Amethyst and I have had repeated conversations over the course of our dynamic how we continue to see evidences of our past patterns and traumas we believed we have healed. Over and over again they would raise their ugly little heads to try and get in the way of trusting one another.
And THAT'S the thing I have come to discover. Most traumas have to do with trust. Our inability to trust we won't make the same mistakes or poor choices or failure to see what we have since learned of others manipulation. Our fear of trusting someone enough to believe them when they say they care for us. Our inability to trust others with pieces of who we are, because frankly we do not believe those pieces within us should be trusted! Often we do not!
Healing our past traumas is like peeling an onion. Layer upon layer. We think we are seeing the same exact thing repeatedly, when in actuality we are just seeing another layer. Our focus is on the onion. Not on the fact that we have seen and shed so many other layers before. And each one of those layers has brought tears to our eyes. The deeper we go the tighter those layers are wound around who we believe we are......and it takes a long time to discover those do not need to define us any further.
We talk about trust being a bedrock for our foundations within our dynamics. And I would absolutely agree. But I think we have a glamorized view of what trust actually is.
Trust is a courageous choice. Because trust flies in the face of fears. And let's be very clear, fears are going to exist. They will have to be navigated. One way or the other. We can avoid them all we like but they will ALWAYS be present and nagging. The ONLY way to face those fears is to commit to trust.
Trust in what, you may ask?
In the commitment to face the fear with courage. Your personal fear. Your personal trauma. A commitment with a partner that says, "I agree to fight my traumas and be courageous enough to extend trust to build this relationship." It is NOT a trust in a person. Because if one thing is certain you can trust people to be human. Faultful. Mistaken. Without all the answers. To trust in the infallibility of someone is to set yourself up for deepening your trauma. But you CAN trust yourself to work on building trust between you and others. But that takes a commitment of courage. We need to be brave. Because I can attest personally, we will not always 'feel' safe or like we want to trust someone else with who we are. But it will not change that in order to peel back the next layer and lose a piece of who we thought we were by revealing this trauma we will need to trust we are going to be ok on the other side. Not in whether the other person is going to handle it correctly. Or navigate this space with us perfectly. Rather, that regardless how the tears from this layer affects our lives we will pull through.
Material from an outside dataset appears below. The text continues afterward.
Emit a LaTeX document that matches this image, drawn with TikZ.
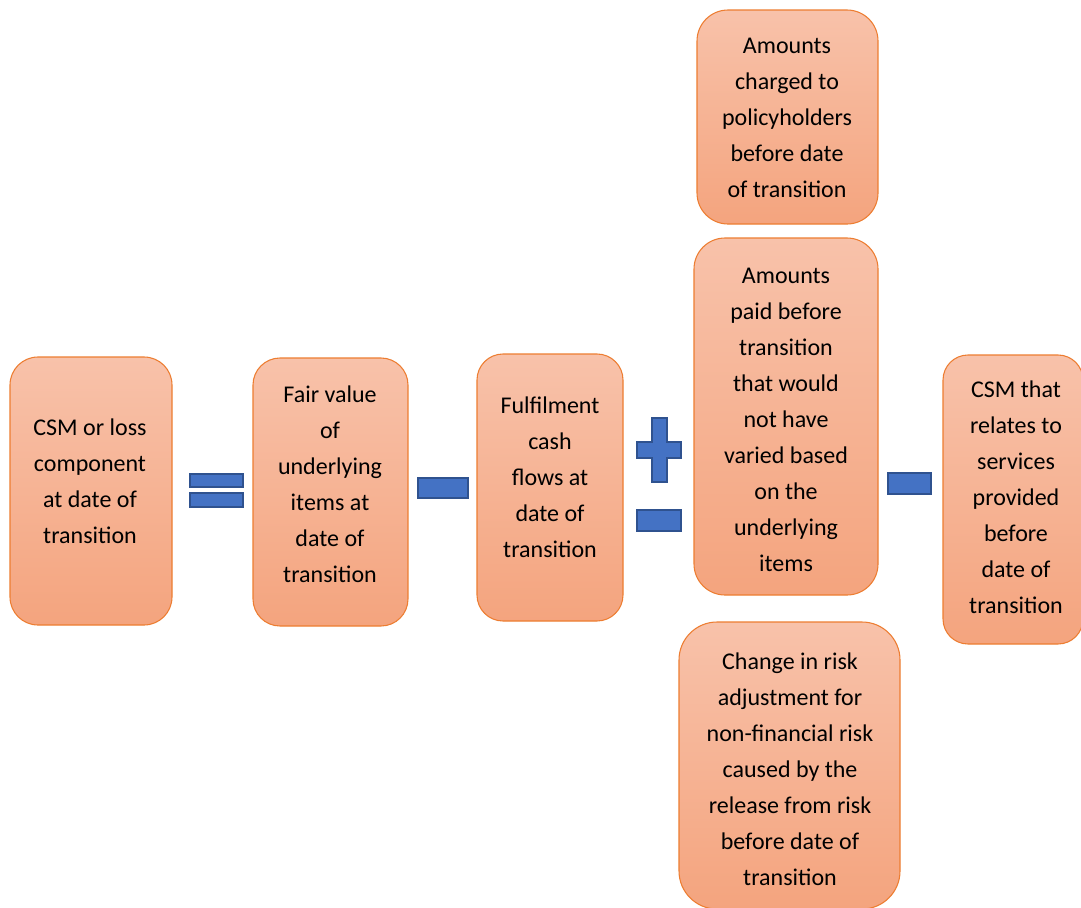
\documentclass[tikz,border=0pt]{standalone}
\usepackage{fontspec}
\setmainfont{Carlito}
\definecolor{boxtop}{RGB}{248,194,170}
\definecolor{boxbot}{RGB}{244,164,126}
\definecolor{boxline}{RGB}{237,125,49}
\definecolor{opfill}{RGB}{68,114,196}
\definecolor{opline}{RGB}{47,82,143}
\newcommand{\boxnode}[6]{%
  \node[cardbox, minimum width={(#4-#2)*0.75pt}, minimum height={(#5-#3)*0.75pt},
        rounded corners={#6*0.75pt}] (#1) at ({(#2+#4)/2},{(#3+#5)/2}) {};}
\begin{document}
\begin{tikzpicture}[x=0.75pt,y=-0.75pt,
  cardbox/.style={draw=boxline, line width=0.8pt, top color=boxtop, bottom color=boxbot,
     inner sep=0pt, outer sep=0pt},
  cardtext/.style={align=center, inner sep=0pt, font=\fontsize{18}{27}\selectfont},
  opshape/.style={fill=opfill, draw=opline, line width=1.2pt}]
\useasboundingbox (0,0) rectangle (1081,907);
\fill[white] (0,0) rectangle (1081,907);
% boxes
\boxnode{b1}{10}{357}{172}{625}{28}
\boxnode{b2}{253}{358}{408}{626}{27}
\boxnode{b3}{477}{354}{623}{621}{26}
\boxnode{b4}{697}{10}{878}{224}{31}
\boxnode{b5}{694}{238}{878}{595}{31}
\boxnode{b6}{679}{622}{900}{909}{38}
\boxnode{b7}{943}{355}{1083}{644}{25}
% texts
\node[cardtext] (t1) at (90,481) {CSM or loss\\component\\at date of\\transition};
\node[cardtext] (t2) at (330,484) {Fair value\\of\\underlying\\items at\\date of\\transition};
\node[cardtext] (t3) at (550,477.5) {Fulfilment\\cash\\flows at\\date of\\transition};
\node[cardtext] (t4) at (787,117.5) {Amounts\\charged to\\policyholders\\before date\\of transition};
\node[cardtext] (t5) at (786,419.5) {Amounts\\paid before\\transition\\that would\\not have\\varied based\\on the\\underlying\\items};
\node[cardtext] (t6) at (790,769.5) {Change in risk\\adjustment for\\non-financial risk\\caused by the\\release from risk\\before date of\\transition};
\node[cardtext] (t7) at (1016,497.5) {CSM that\\relates to\\services\\provided\\before\\date of\\transition};
% operators
\draw[opshape] (190,474) rectangle (243,487);
\draw[opshape] (190,493) rectangle (243,507);
\draw[opshape] (418,478) rectangle (468,498);
\draw[opshape] (652,418) -- (667,418) -- (667,442) -- (681,442) -- (681,458) -- (667,458)
   -- (667,482) -- (652,482) -- (652,458) -- (637,458) -- (637,442) -- (652,442) -- cycle;
\draw[opshape] (637,510) rectangle (681,531);
\draw[opshape] (888,473) rectangle (931,494);
\end{tikzpicture}
\end{document}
This requires courage. Because we WILL be afraid. We WILL not want to see all the things. We WILL want to hide. We WILL panic. We WILL not trust the other person to protect us. We WILL have the same old stories scream at us.
And we get to CHOOSE to be courageous and extend trust to ourselves. That today, we will navigate it differently and better than we have in the past. That we CAN heal by looking ourselves in the face, shed as many tears as we need to but also to take a step forward instead of run away.
In MY lens, THIS is what a trusting connection within our dynamics is about. Not that we have it altogether. Or can find perfect bliss. But that we can stretch ourselves beyond our own borders with the comfort of a partner beside as as we ugly cry with snot bubbles and all about how scared we are, yet determined.
This is what holding a space as a dominant can mean. When your submissive is broken, frightened, spiralling, can you allow them to peel a layer off, losing a piece of themselves that no longer serves them, including holding them safely while they figure out just who the hell they are actually going to be now that they have lost those pieces that were such an integral part of their identity?
And know, this process in some form or fashion will repeat itself. They will get the opportunity to learn to trust deeper and deeper. The more layers they unravel.
How will you handle it?
And
How can you hope to support them with encouragement if you have not navigated similarly. Because, to be sure, we ALL are afraid to be abandoned and vulnerable.
How courageous can you be to trust yourself to process this healthily? Or to begin to learn how to process healthily?
Wherever each of you are on your journeys, may you find the courage needed to face each layer before you today.